A steep tax could backfire if bigger firms, which can deliver production more swiftly and cheaply, were kept away as smaller firms held their stakes while weighing the cost of government policies and lower oil prices.

"That process of bringing in a partner, or 'farming out', has become trickier when the oil price is lower, unless you are looking to give up more value of the asset," said Sanjeev Bahl of Numis Capital. "Companies in sector will be looking at their budgets in light of the slightly lower oil price environment."

But Kenya's government may be responding. Experts said it was already scrapping a withholding tax that would have made some stake sales more costly for the seller. One official suggested even the capital gains tax could be revised.

"There has not been any implementation yet, and there is a debate about it about whether it should be done or not," Kenya's permanent secretary to the oil ministry, Joseph Njoroge, told Reuters.

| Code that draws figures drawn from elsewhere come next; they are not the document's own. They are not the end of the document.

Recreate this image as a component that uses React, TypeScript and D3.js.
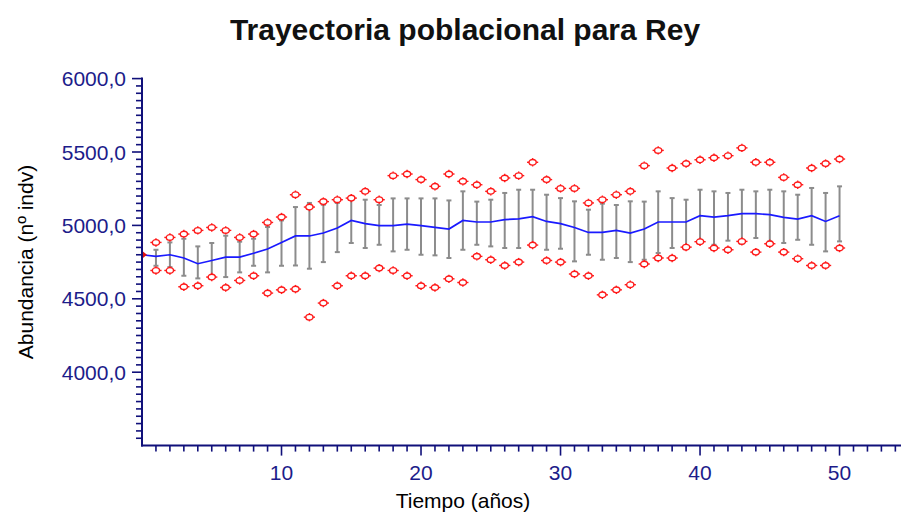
import React from "react";
import * as d3 from "d3";

const years = d3.range(0, 51);
const meanValues = [4800, 4789, 4800, 4778, 4739, 4761, 4784, 4784, 4810, 4839, 4884, 4928, 4928, 4948, 4982, 5034, 5012, 4998, 4998, 5009, 4998, 4986, 4975, 5034, 5023, 5023, 5039, 5045, 5059, 5027, 5012, 4986, 4952, 4952, 4966, 4948, 4975, 5023, 5023, 5023, 5066, 5057, 5066, 5080, 5080, 5073, 5055, 5043, 5066, 5027, 5066];
// error bars for years 1..50
const barHigh = [4834, 4884, 4909, 4857, 4880, 4930, 4889, 4909, 4989, 5034, 5125, 5153, 5141, 5153, 5194, 5175, 5139, 5184, 5184, 5184, 5184, 5170, 5232, 5162, 5175, 5221, 5243, 5243, 5209, 5186, 5164, 5107, 5148, 5139, 5164, 5162, 5232, 5186, 5175, 5243, 5232, 5221, 5243, 5232, 5243, 5232, 5209, 5255, 5221, 5266];
const barLow = [4725, 4716, 4657, 4639, 4657, 4648, 4680, 4725, 4680, 4725, 4727, 4705, 4750, 4818, 4880, 4846, 4868, 4823, 4834, 4800, 4796, 4778, 4834, 4868, 4857, 4846, 4846, 4857, 4834, 4841, 4755, 4800, 4766, 4778, 4750, 4766, 4812, 4846, 4857, 4902, 4868, 4896, 4875, 4914, 4891, 4880, 4902, 4868, 4823, 4891];
// extreme trajectories (markers) for years 1..50
const maxValues = [4884, 4918, 4941, 4966, 4986, 4966, 4918, 4941, 5020, 5057, 5209, 5125, 5162, 5175, 5186, 5232, 5175, 5339, 5350, 5312, 5266, 5350, 5300, 5277, 5232, 5323, 5339, 5430, 5312, 5252, 5252, 5153, 5175, 5209, 5232, 5407, 5511, 5391, 5421, 5447, 5461, 5475, 5528, 5430, 5430, 5327, 5277, 5391, 5421, 5452];
const minValues = [4693, 4693, 4582, 4589, 4648, 4577, 4625, 4657, 4539, 4561, 4566, 4375, 4471, 4589, 4657, 4657, 4709, 4693, 4657, 4589, 4577, 4636, 4611, 4789, 4766, 4727, 4750, 4866, 4761, 4750, 4669, 4657, 4527, 4561, 4596, 4737, 4778, 4778, 4852, 4889, 4846, 4834, 4891, 4818, 4875, 4818, 4773, 4727, 4727, 4846];
const initialValue = 4800;
const yTickValues = [4000, 4500, 5000, 5500, 6000];
const xTickValues = [10, 20, 30, 40, 50];

const title = "Trayectoria poblacional para Rey";
const xTitle = "Tiempo (años)";
const yTitle = "Abundancia (nº indv)";

const W = 901;
const H = 513;
const AXIS = "#10107a";
const LABEL = "#1c1c8a";
const FONT = "'Liberation Sans', Arial, sans-serif";

const x = d3.scaleLinear().domain([0, 55]).range([142, 909.3]);
const y = d3.scaleLinear().domain([3500, 6000]).range([445.6, 78.6]);

function Marker({ cx, cy }: { cx: number; cy: number }) {
  return (
    <g transform={`translate(${cx},${cy})`} stroke="#ff1a1a" strokeWidth={1.4} fill="#fff">
      <ellipse rx={3.6} ry={2.8} />
      <line x1={-5.6} x2={-3.6} y1={0} y2={0} />
      <line x1={3.6} x2={5.6} y1={0} y2={0} />
      <line x1={0} x2={0} y1={-4.2} y2={-2.8} />
      <line x1={0} x2={0} y1={2.8} y2={4.2} />
    </g>
  );
}

export default function App() {
  const line = d3
    .line<number>()
    .x((_, i) => x(years[i]))
    .y((d) => y(d));
  const yMinor = d3.range(3550, 6001, 50);
  const xMinor = d3.range(1, 55, 1);
  const fmt = (v: number) => d3.format(".1f")(v).replace(".", ",");
  const x0 = x(0);
  const yb = y(3500);
  return (
    <svg width={W} height={H} style={{ position: "absolute", left: 0, top: 0, background: "#fff" }} fontFamily={FONT}>
      <rect width={W} height={H} fill="#fff" />
      <text x={465} y={40} textAnchor="middle" fontSize={30} fontWeight="bold" fill="#111">
        {title}
      </text>
      {/* error bars */}
      <g stroke="#8c8c8c" strokeWidth={2}>
        {barHigh.map((hi, i) => {
          const t = years[i + 1];
          const cx = x(t);
          return (
            <g key={t}>
              <line x1={cx} x2={cx} y1={y(hi)} y2={y(barLow[i])} />
              <line x1={cx - 2.5} x2={cx + 2.5} y1={y(hi)} y2={y(hi)} />
              <line x1={cx - 2.5} x2={cx + 2.5} y1={y(barLow[i])} y2={y(barLow[i])} />
            </g>
          );
        })}
      </g>
      {/* mean line */}
      <path d={line(meanValues) || ""} fill="none" stroke="#1a1aff" strokeWidth={1.7} />
      {/* markers */}
      {maxValues.map((v, i) => (
        <Marker key={"mx" + i} cx={x(years[i + 1])} cy={y(v)} />
      ))}
      {minValues.map((v, i) => (
        <Marker key={"mn" + i} cx={x(years[i + 1])} cy={y(v)} />
      ))}
      <path d={`M${x0},${y(initialValue) - 4} L${x0 + 5},${y(initialValue)} L${x0},${y(initialValue) + 4} Z`} fill="#e01010" />
      {/* y axis */}
      <g stroke={AXIS} strokeWidth={2}>
        <line x1={x0} x2={x0} y1={y(6000) - 1} y2={yb + 1} />
        {yMinor.map((v) => (
          <line key={v} x1={v % 500 === 0 ? x0 - 10 : x0 - 6} x2={x0} y1={y(v)} y2={y(v)} strokeWidth={1.6} />
        ))}
      </g>
      {yTickValues.map((v) => (
        <text key={v} x={126} y={y(v)} dy="0.36em" textAnchor="end" fontSize={21} fill={LABEL}>
          {fmt(v)}
        </text>
      ))}
      {/* x axis */}
      <g stroke={AXIS} strokeWidth={2}>
        <line x1={x0 - 1} x2={W} y1={yb} y2={yb} />
        {xMinor.map((t) => (
          <line key={t} x1={x(t)} x2={x(t)} y1={yb} y2={t % 10 === 0 ? yb + 10 : yb + 6} strokeWidth={1.6} />
        ))}
      </g>
      {xTickValues.map((t) => (
        <text key={t} x={x(t)} y={480} textAnchor="middle" fontSize={21} fill={LABEL}>
          {t}
        </text>
      ))}
      <text x={463} y={508} textAnchor="middle" fontSize={21} fill="#000">
        {xTitle}
      </text>
      <text transform="translate(33,262) rotate(-90)" textAnchor="middle" fontSize={21} fill="#000">
        {yTitle}
      </text>
    </svg>
  );
}
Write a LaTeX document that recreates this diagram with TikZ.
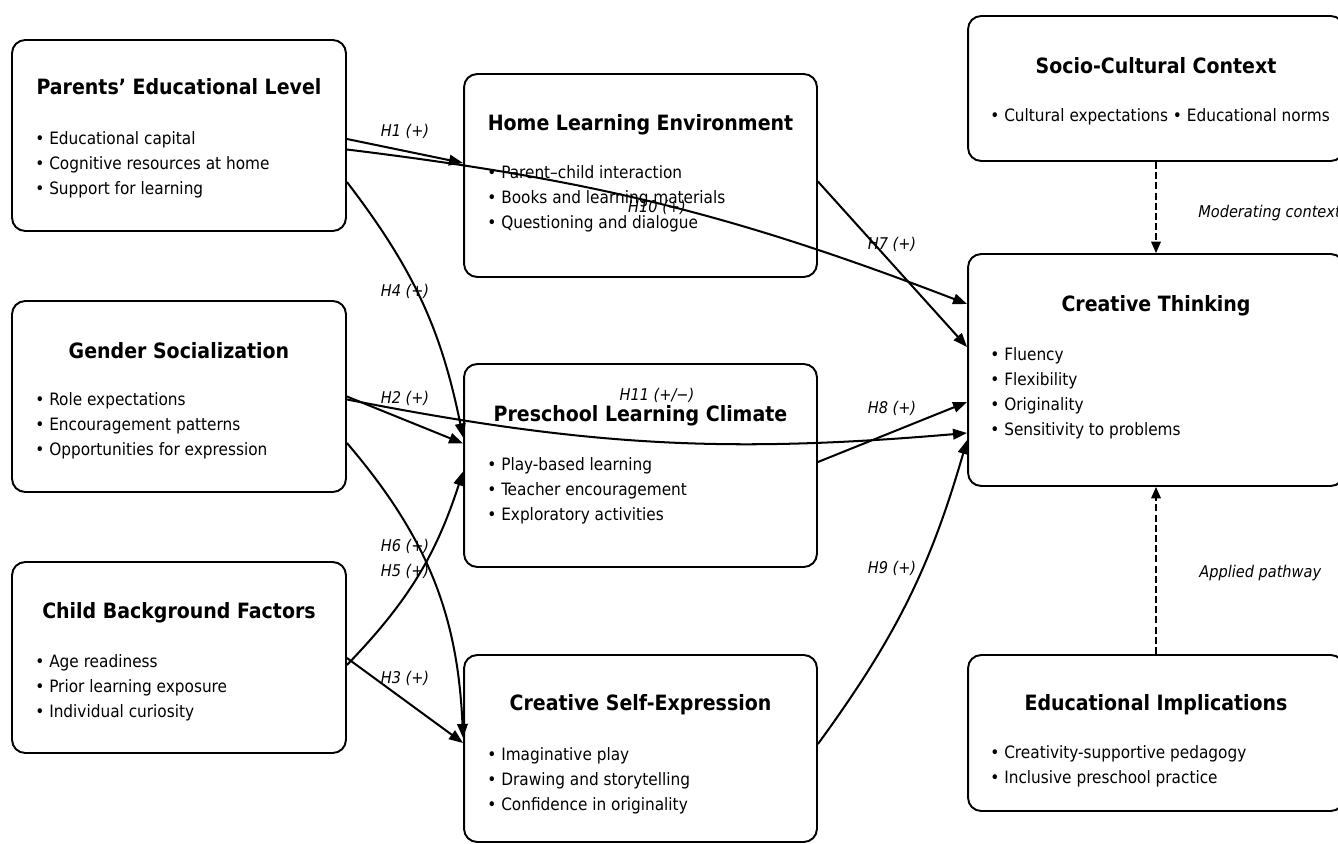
\documentclass[tikz,border=0pt]{standalone}
\usepackage{fontspec}
\setmainfont{DejaVu Sans Condensed}[BoldFont={DejaVu Sans Condensed Bold},ItalicFont={DejaVu Sans Condensed Oblique}]
\usetikzlibrary{arrows.meta,calc}

\tikzset{
  box/.style={draw, line width=1.1pt, rounded corners=7.5pt, fill=white},
  boxtitle/.style={anchor=base, inner sep=0pt, font=\bfseries\fontsize{12}{14}\selectfont},
  items/.style={anchor=north west, align=left, inner sep=0pt, font=\fontsize{9.7}{14.2}\selectfont},
  hyp/.style={inner sep=0pt, font=\itshape\fontsize{9.2}{11}\selectfont},
  arr/.style={line width=1.15pt, -{Triangle[length=8pt,width=6pt]}},
  modarr/.style={line width=0.8pt, dash pattern=on 4pt off 1.8pt, -{Triangle[length=6.5pt,width=5.5pt]}},
}

\begin{document}
\begin{tikzpicture}[x=0.02cm, y=-0.02cm]
\useasboundingbox (0,0) rectangle (1338,844);

% left column
\node[box, minimum width=6.68cm, minimum height=3.82cm] (parents) at (179,135.5) {};
\node[boxtitle] (parentstitle) at (179,95) {Parents’ Educational Level};
\node[items] (parentsitems) at (35,131) {• Educational capital\\• Cognitive resources at home\\• Support for learning};

\node[box, minimum width=6.68cm, minimum height=3.82cm] (gender) at (179,396.5) {};
\node[boxtitle] (gendertitle) at (179,358) {Gender Socialization};
\node[items] (genderitems) at (35,392) {• Role expectations\\• Encouragement patterns\\• Opportunities for expression};

\node[box, minimum width=6.68cm, minimum height=3.82cm] (child) at (179,657.5) {};
\node[boxtitle] (childtitle) at (179,618) {Child Background Factors};
\node[items] (childitems) at (35,654) {• Age readiness\\• Prior learning exposure\\• Individual curiosity};

% middle column
\node[box, minimum width=7.06cm, minimum height=4.06cm] (home) at (640.5,175.5) {};
\node[boxtitle] (hometitle) at (640.5,130.5) {Home Learning Environment};
\node[items] (homeitems) at (487,165) {• Parent–child interaction\\• Books and learning materials\\• Questioning and dialogue};

\node[box, minimum width=7.06cm, minimum height=4.06cm] (preschool) at (640.5,465.5) {};
\node[boxtitle] (preschooltitle) at (640.5,421.5) {Preschool Learning Climate};
\node[items] (preschoolitems) at (487,457) {• Play-based learning\\• Teacher encouragement\\• Exploratory activities};

\node[box, minimum width=7.06cm, minimum height=3.74cm] (cse) at (640.5,748.5) {};
\node[boxtitle] (csetitle) at (640.5,710) {Creative Self-Expression};
\node[items] (cseitems) at (487,747) {• Imaginative play\\• Drawing and storytelling\\• Confidence in originality};

% right column
\node[box, minimum width=7.52cm, minimum height=2.9cm] (socio) at (1156,88.5) {};
\node[boxtitle] (sociotitle) at (1156,74) {Socio-Cultural Context};
\node[items] (socioitems) at (990,108) {• Cultural expectations • Educational norms};

\node[box, minimum width=7.52cm, minimum height=4.64cm] (ct) at (1156,370) {};
\node[boxtitle] (cttitle) at (1156,311.5) {Creative Thinking};
\node[items] (ctitems) at (990,347) {• Fluency\\• Flexibility\\• Originality\\• Sensitivity to problems};

\node[box, minimum width=7.52cm, minimum height=3.12cm] (edu) at (1156,733) {};
\node[boxtitle] (edutitle) at (1156,710) {Educational Implications};
\node[items] (eduitems) at (990,745) {• Creativity-supportive pedagogy\\• Inclusive preschool practice};

% hypothesised paths
\draw[arr] ($(parents.east)+(0,3.5)$) -- ($(home.west)+(0,-12.5)$);
\draw[arr] ($(parents.east)+(0,14)$) to[bend left=7] ($(ct.west)+(0,-66)$);
\draw[arr] ($(parents.east)+(0,46.5)$) to[bend left=13] ($(preschool.west)+(0,-28)$);
\draw[arr] (gender.east) -- ($(preschool.west)+(0,-22)$);
\draw[arr] ($(gender.east)+(0,3)$) to[bend right=8] ($(ct.west)+(0,63)$);
\draw[arr] ($(gender.east)+(0,46.5)$) to[bend left=19] ($(cse.west)+(0,-10.5)$);
\draw[arr] ($(child.east)+(0,7.5)$) to[bend right=13] ($(preschool.west)+(0,6)$);
\draw[arr] ($(child.east)+(0,0.5)$) -- ($(cse.west)+(0,-5.5)$);
\draw[arr] ($(home.east)+(0,6)$) -- ($(ct.west)+(0,-23)$);
\draw[arr] ($(preschool.east)+(0,-3.5)$) -- ($(ct.west)+(0,32)$);
\draw[arr] ($(cse.east)+(0,-4.5)$) to[bend right=10] ($(ct.west)+(0,70)$);

\draw[modarr] (socio.south) -- (ct.north);
\draw[modarr] (edu.north) -- (ct.south);

\node[hyp] (h1) at (405,131) {H1 (+)};
\node[hyp] (h10) at (657,207) {H10 (+)};
\node[hyp] (h4) at (405,291) {H4 (+)};
\node[hyp] (h2) at (405,398) {H2 (+)};
\node[hyp] (h11) at (657,395) {H11 (+/−)};
\node[hyp] (h6) at (405,546) {H6 (+)};
\node[hyp] (h5) at (405,571) {H5 (+)};
\node[hyp] (h3) at (405,678) {H3 (+)};
\node[hyp] (h7) at (892,244) {H7 (+)};
\node[hyp] (h8) at (892,408) {H8 (+)};
\node[hyp] (h9) at (892,568) {H9 (+)};
\node[hyp, anchor=west] (modlabel) at (1198,213) {Moderating context};
\node[hyp, anchor=west] (applabel) at (1199,573) {Applied pathway};
\end{tikzpicture}
\end{document}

Such taxes and other moves to stiffen terms or conditions for investors could risk deterring bidders for energy blocks.

In May, a Tanzanian bid round drew just five bids for four out of eight blocks offered, a low response blamed in part on technical challenges of some very deepwater prospects but also tougher terms on new production sharing contracts, including hiking royalty fees for some offshore areas.

Read Also: EA neighbours close to picking consultant for oil export pipeline

Uganda, which found commercial oil in 2006 long before Kenya did, has yet to produce a drop. Delays have partly been blamed on wrangles between oil firms and the government over its demand for a 120,000 bpd refinery that the companies said would not be commercial. That has now been reduced to 30,000 bpd initially.

It has talked for several years about offering new blocks. After many delays, and an official has said it would now take place by the end of the year.

Given the slow pace of Uganda's plans, one expert said: "It is going to be interesting to see if anyone comes to that particular party."